- [SUPPLIED DATA]:
-------

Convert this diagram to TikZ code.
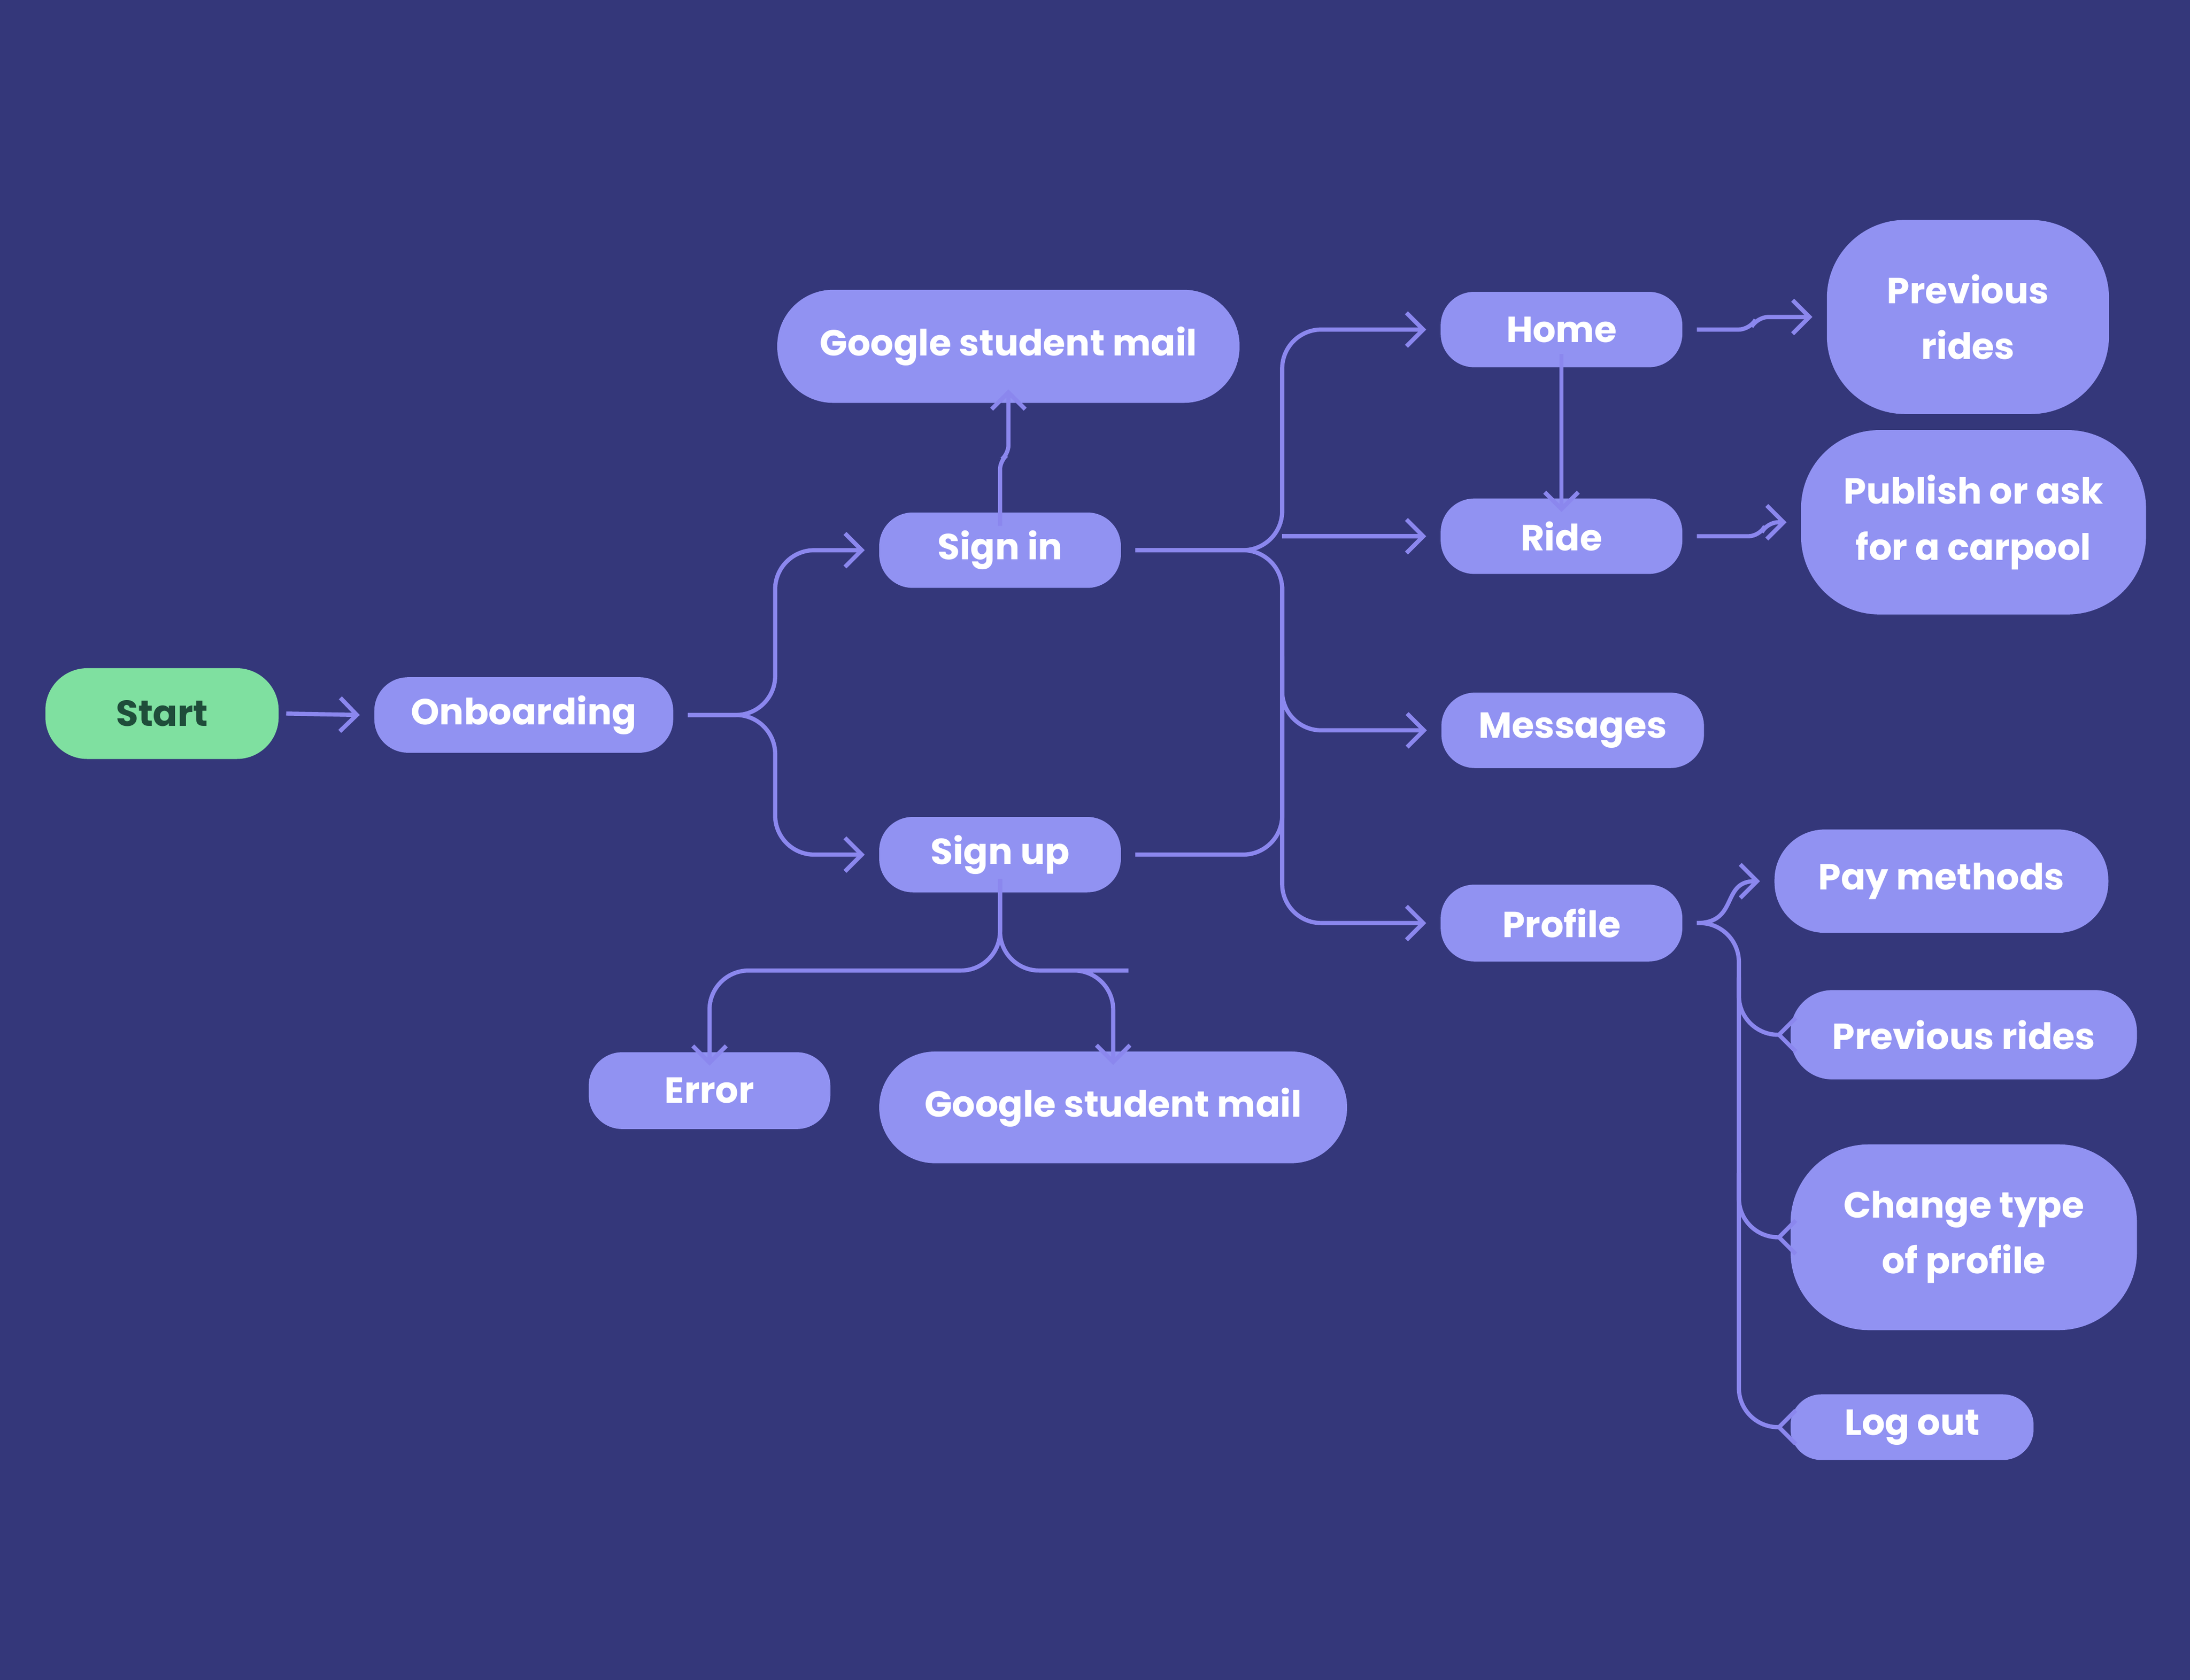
\documentclass[tikz,border=0pt]{standalone}
\usepackage{fontspec}
\setmainfont{Poppins}
\usetikzlibrary{arrows.meta}
\definecolor{bg}{HTML}{34377A}
\definecolor{boxc}{HTML}{9192F2}
\definecolor{linec}{HTML}{8B87EE}
\definecolor{startc}{HTML}{7FE0A0}
\definecolor{startt}{HTML}{1F4D3A}
\begin{document}
\begin{tikzpicture}[x=0.5pt,y=-0.5pt,
  box/.style={fill=boxc,text=white,font=\fontsize{13}{20}\selectfont\bfseries,align=center,inner sep=0pt},
  conn/.style={draw=linec,line width=1.5pt,rounded corners=14pt,-{Straight Barb[length=6pt,width=12pt,line width=1.5pt]}},
  plain/.style={draw=linec,line width=1.5pt,rounded corners=14pt}]
\fill[bg] (0,0) rectangle (1568,1203);
\useasboundingbox (0,0) rectangle (1568,1203);
\node[box,fill=startc,text=startt,minimum width=83.5pt,minimum height=32.5pt,rounded corners=15pt] (start) at (116,511) {Start};
\node[box,minimum width=107pt,minimum height=27pt,rounded corners=12pt] (onb) at (375,512) {Onboarding};
\node[box,minimum width=86.5pt,minimum height=27pt,rounded corners=12pt] (si) at (716,394) {Sign in};
\node[box,minimum width=86.5pt,minimum height=27pt,rounded corners=12pt] (su) at (716,612) {Sign up};
\node[box,minimum width=165.5pt,minimum height=40.5pt,rounded corners=20pt] (g1) at (722,248) {Google student mail};
\node[box,minimum width=86.5pt,minimum height=27.5pt,rounded corners=12pt] (err) at (508,781) {Error};
\node[box,minimum width=167.5pt,minimum height=40pt,rounded corners=20pt] (g2) at (797,793) {Google student mail};
\node[box,minimum width=86.5pt,minimum height=27pt,rounded corners=12pt] (home) at (1118,236) {Home};
\node[box,minimum width=86.5pt,minimum height=27pt,rounded corners=12pt] (ride) at (1118,384) {Ride};
\node[box,minimum width=94pt,minimum height=27pt,rounded corners=12pt] (msg) at (1126,523) {Messages};
\node[box,minimum width=86.5pt,minimum height=27.5pt,rounded corners=12pt] (prof) at (1118,661) {Profile};
\node[box,minimum width=101pt,minimum height=69.5pt,rounded corners=28pt] (prev1) at (1409,227) {Previous\\rides};
\node[box,minimum width=123.5pt,minimum height=66pt,rounded corners=28pt] (pub) at (1413,374) {Publish or ask\\for a carpool};
\node[box,minimum width=119.5pt,minimum height=37pt,rounded corners=18pt] (pay) at (1390,631) {Pay methods};
\node[box,minimum width=124pt,minimum height=32pt,rounded corners=15pt] (prev2) at (1406,741) {Previous rides};
\node[box,minimum width=124pt,minimum height=66.5pt,rounded corners=28pt] (chg) at (1406,886) {Change type\\of profile};
\node[box,minimum width=87pt,minimum height=23.5pt,rounded corners=11pt] (lo) at (1369,1022) {Log out};

\coordinate (hubx) at (918,0);
\draw[conn] (start.east)++(5,0) -- ([xshift=-5]onb.west);
\draw[conn] ([xshift=5]onb.east) -| (555,394) -- ([xshift=-5]si.west);
\draw[conn] ([xshift=5]onb.east) -| (555,612) -- ([xshift=-5]su.west);
\draw[conn,rounded corners=3pt] ([yshift=-5]si.north) -- (716,330) -- (722,325) -- ([yshift=5]g1.south);
\draw[conn] ([yshift=5]su.south) |- (640,695) -| ([yshift=-5]err.north);
\draw[conn] ([yshift=5]su.south) |- (780,695) -| ([yshift=-5]g2.north);
\draw[conn] ([xshift=5]si.east) -| (918,300) |- ([xshift=-5]home.west);
\draw[conn] ([xshift=5]si.east) -| (918,600) |- ([xshift=-5]prof.west);
\draw[plain] ([xshift=5]su.east) -| (918,420);
\draw[conn] (918,384) -- ([xshift=-5]ride.west);
\draw[conn] (918,470) |- ([xshift=-5]msg.west);
\draw[conn,rounded corners=0pt] ([yshift=5]home.south) -- ([yshift=-5]ride.north);
\draw[conn,rounded corners=4pt] ([xshift=5]home.east) -- (1253,236) -- (1258,227) -- ([xshift=-5]prev1.west);
\draw[conn,rounded corners=4pt] ([xshift=5]ride.east) -- (1260,384) -- (1265,374) -- ([xshift=-5]pub.west);
\draw[conn] ([xshift=5]prof.east) .. controls (1245,661) and (1232,631) .. ([xshift=-5]pay.west);
\draw[conn] ([xshift=5]prof.east) -| (1245,900) |- ([xshift=-5]lo.west);
\draw[conn] (1245,700) |- ([xshift=-5]prev2.west);
\draw[conn] (1245,840) |- ([xshift=-5]chg.west);
\end{tikzpicture}
\end{document}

-------

- [DO THIS]:
Copy the listing over exactly, skipping the pictures it holds.

- [REPLY TO THE EXERCISE]:
Convert this diagram to TikZ code.
\documentclass[tikz,border=0pt]{standalone}
\usepackage{fontspec}
\setmainfont{Poppins}
\usetikzlibrary{arrows.meta}
\definecolor{bg}{HTML}{34377A}
\definecolor{boxc}{HTML}{9192F2}
\definecolor{linec}{HTML}{8B87EE}
\definecolor{startc}{HTML}{7FE0A0}
\definecolor{startt}{HTML}{1F4D3A}
\begin{document}
\begin{tikzpicture}[x=0.5pt,y=-0.5pt,
  box/.style={fill=boxc,text=white,font=\fontsize{13}{20}\selectfont\bfseries,align=center,inner sep=0pt},
  conn/.style={draw=linec,line width=1.5pt,rounded corners=14pt,-{Straight Barb[length=6pt,width=12pt,line width=1.5pt]}},
  plain/.style={draw=linec,line width=1.5pt,rounded corners=14pt}]
\fill[bg] (0,0) rectangle (1568,1203);
\useasboundingbox (0,0) rectangle (1568,1203);
\node[box,fill=startc,text=startt,minimum width=83.5pt,minimum height=32.5pt,rounded corners=15pt] (start) at (116,511) {Start};
\node[box,minimum width=107pt,minimum height=27pt,rounded corners=12pt] (onb) at (375,512) {Onboarding};
\node[box,minimum width=86.5pt,minimum height=27pt,rounded corners=12pt] (si) at (716,394) {Sign in};
\node[box,minimum width=86.5pt,minimum height=27pt,rounded corners=12pt] (su) at (716,612) {Sign up};
\node[box,minimum width=165.5pt,minimum height=40.5pt,rounded corners=20pt] (g1) at (722,248) {Google student mail};
\node[box,minimum width=86.5pt,minimum height=27.5pt,rounded corners=12pt] (err) at (508,781) {Error};
\node[box,minimum width=167.5pt,minimum height=40pt,rounded corners=20pt] (g2) at (797,793) {Google student mail};
\node[box,minimum width=86.5pt,minimum height=27pt,rounded corners=12pt] (home) at (1118,236) {Home};
\node[box,minimum width=86.5pt,minimum height=27pt,rounded corners=12pt] (ride) at (1118,384) {Ride};
\node[box,minimum width=94pt,minimum height=27pt,rounded corners=12pt] (msg) at (1126,523) {Messages};
\node[box,minimum width=86.5pt,minimum height=27.5pt,rounded corners=12pt] (prof) at (1118,661) {Profile};
\node[box,minimum width=101pt,minimum height=69.5pt,rounded corners=28pt] (prev1) at (1409,227) {Previous\\rides};
\node[box,minimum width=123.5pt,minimum height=66pt,rounded corners=28pt] (pub) at (1413,374) {Publish or ask\\for a carpool};
\node[box,minimum width=119.5pt,minimum height=37pt,rounded corners=18pt] (pay) at (1390,631) {Pay methods};
\node[box,minimum width=124pt,minimum height=32pt,rounded corners=15pt] (prev2) at (1406,741) {Previous rides};
\node[box,minimum width=124pt,minimum height=66.5pt,rounded corners=28pt] (chg) at (1406,886) {Change type\\of profile};
\node[box,minimum width=87pt,minimum height=23.5pt,rounded corners=11pt] (lo) at (1369,1022) {Log out};

\coordinate (hubx) at (918,0);
\draw[conn] (start.east)++(5,0) -- ([xshift=-5]onb.west);
\draw[conn] ([xshift=5]onb.east) -| (555,394) -- ([xshift=-5]si.west);
\draw[conn] ([xshift=5]onb.east) -| (555,612) -- ([xshift=-5]su.west);
\draw[conn,rounded corners=3pt] ([yshift=-5]si.north) -- (716,330) -- (722,325) -- ([yshift=5]g1.south);
\draw[conn] ([yshift=5]su.south) |- (640,695) -| ([yshift=-5]err.north);
\draw[conn] ([yshift=5]su.south) |- (780,695) -| ([yshift=-5]g2.north);
\draw[conn] ([xshift=5]si.east) -| (918,300) |- ([xshift=-5]home.west);
\draw[conn] ([xshift=5]si.east) -| (918,600) |- ([xshift=-5]prof.west);
\draw[plain] ([xshift=5]su.east) -| (918,420);
\draw[conn] (918,384) -- ([xshift=-5]ride.west);
\draw[conn] (918,470) |- ([xshift=-5]msg.west);
\draw[conn,rounded corners=0pt] ([yshift=5]home.south) -- ([yshift=-5]ride.north);
\draw[conn,rounded corners=4pt] ([xshift=5]home.east) -- (1253,236) -- (1258,227) -- ([xshift=-5]prev1.west);
\draw[conn,rounded corners=4pt] ([xshift=5]ride.east) -- (1260,384) -- (1265,374) -- ([xshift=-5]pub.west);
\draw[conn] ([xshift=5]prof.east) .. controls (1245,661) and (1232,631) .. ([xshift=-5]pay.west);
\draw[conn] ([xshift=5]prof.east) -| (1245,900) |- ([xshift=-5]lo.west);
\draw[conn] (1245,700) |- ([xshift=-5]prev2.west);
\draw[conn] (1245,840) |- ([xshift=-5]chg.west);
\end{tikzpicture}
\end{document}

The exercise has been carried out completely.